Except that mid-stream may be too soon for such labeling:

One day, perhaps, the slow-motion downturn of the economy will receive the same one-name treatment as Vietnam, Watergate and Iran-Contra. But for now, the language of the current economic woes remains understandably murky, despite the impulses of journalists…

CNBC, which has seen sharp ratings gains in recent months, initially called the economic situation a “credit crisis.” Eventually it became a “Wall Street crisis,” and before long it was a “Wall Street/Main Street crisis.” In the last week, “Great Recession” has become a popular phrase.

“Great Recession” might just be the ticket, since “recession” has supplanted the more negatively-tinged “depression” in econo-speak, even though it essentially means the same thing. Meaning that after all this blows over, we’ll have to find a semantically-softer word for future downcycles. I’m picking “correction” to rise from its current second-tier status and assume the new mantle, leading to a “Great Correction” sometime this mid-century.
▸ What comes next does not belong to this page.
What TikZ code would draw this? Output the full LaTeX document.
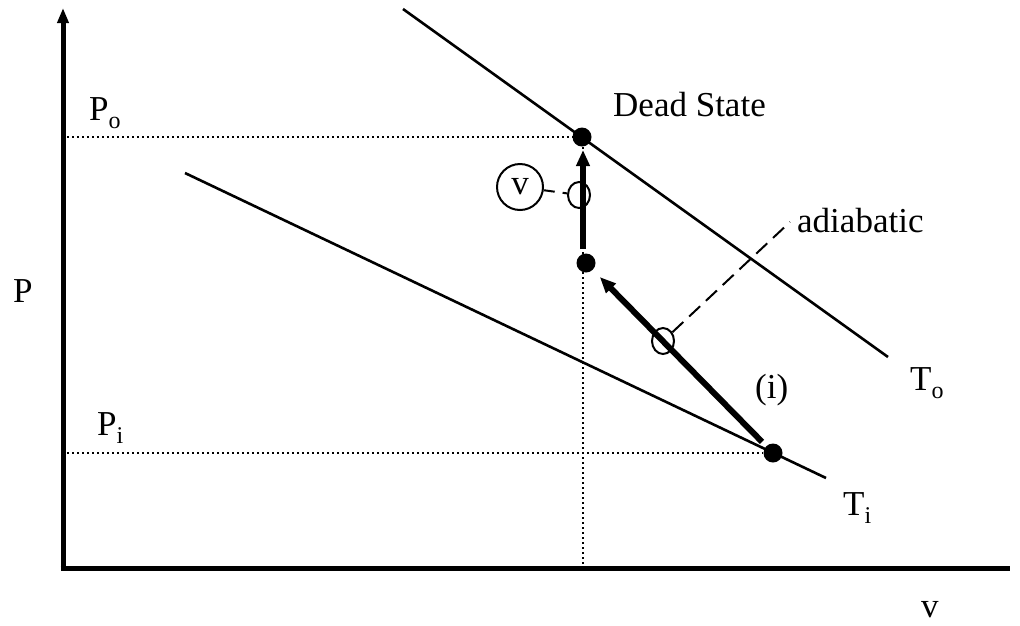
\documentclass[tikz,border=0pt]{standalone}
\usepackage{fontspec}
\setmainfont{Liberation Serif}
\usetikzlibrary{arrows.meta,shapes.geometric}
\newcommand{\lowsub}[1]{\raisebox{-8pt}{\fontsize{24}{24}\selectfont #1}}
\begin{document}
\begin{tikzpicture}[x=1pt,y=-1pt,
  every node/.style={font=\fontsize{35}{40}\selectfont},
  axis/.style={line width=5pt},
  iso/.style={line width=2.6pt},
  guide/.style={line width=2pt, dash pattern=on 2pt off 3pt},
  proc/.style={line width=6pt, -{Triangle[length=16pt,width=13pt]}},
  dot/.style={circle, fill=black, inner sep=0pt, minimum size=19pt},
  tag/.style={draw, ellipse, line width=2pt, inner sep=0pt, minimum width=22pt, minimum height=26pt},
  lbl/.style={inner sep=0pt, anchor=base west}]
\useasboundingbox (0,0) rectangle (1020,625);
% axes
\coordinate (O) at (63,568);
\coordinate (Ox) at (60.5,568);
\coordinate (ytop) at (63,8);
\coordinate (xend) at (1010,568);
\draw[axis, -{Triangle[length=15pt,width=11pt]}] (O) -- (ytop);
\draw[axis] (Ox) -- (xend);
% isotherms
\coordinate (To1) at (403,9);
\coordinate (To2) at (888,357);
\coordinate (Ti1) at (185,173);
\coordinate (Ti2) at (826,478);
\draw[iso] (To1) -- (To2);
\draw[iso] (Ti1) -- (Ti2);
% states
\node[dot] (ds) at (582,137) {};
\node[dot] (ld) at (586,263) {};
\node[dot] (d1) at (773,453) {};
% guides
\coordinate (po) at (67,137);
\coordinate (pi) at (67,453);
\coordinate (vb) at (583,565);
\coordinate (vt) at (583,137);
\draw[guide] (po) -- (ds);
\draw[guide] (pi) -- (d1);
\draw[guide] (vt) -- (vb);
% processes
\coordinate (va0) at (583,249);
\coordinate (va1) at (583,150);
\draw[proc] (va0) -- (va1);
\draw[proc, shorten <=6pt, shorten >=10pt] (d1) -- (ld);
% markers
\node[tag] (e1) at (579,195) {};
\node[tag] (e2) at (663,341) {};
\node[circle, draw, line width=2pt, minimum size=46pt, inner sep=0pt] (vc) at (520,187) {v};
\draw[line width=2pt, dash pattern=on 11pt off 8pt] (vc) -- (e1);
\coordinate (ae) at (790,222);
\draw[line width=2pt, dash pattern=on 15pt off 8pt] (e2) -- (ae);
% labels
\node[lbl] (dead) at (613,116) {Dead State};
\node[lbl] (adi) at (797,232) {adiabatic};
\node[lbl] (Po) at (89,120) {P\lowsub{o}};
\node[lbl] (Pi) at (97,435) {P\lowsub{i}};
\node[lbl] (P) at (13,302) {P};
\node[lbl] (v) at (921,617) {v};
\node[lbl] (ii) at (755,398) {(i)};
\node[lbl] (To) at (910,390) {T\lowsub{o}};
\node[lbl] (Ti) at (843,515) {T\lowsub{i}};
\end{tikzpicture}
\end{document}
Back to the present: People are chiming in with their titles. Something with “Meltdown” would be to my liking.

Better yet, why not take a page from the corporate naming-rights game in sports and entertainment venues, and sell the naming rights to this epoch? It would christen these bad times with a friendly business logo, and stimulate sales in some sector or another, thus contributing to recovery — in theory, anyway. Doesn’t “The Poulin Weed-Eater Economic Slump” have a nice ring to it?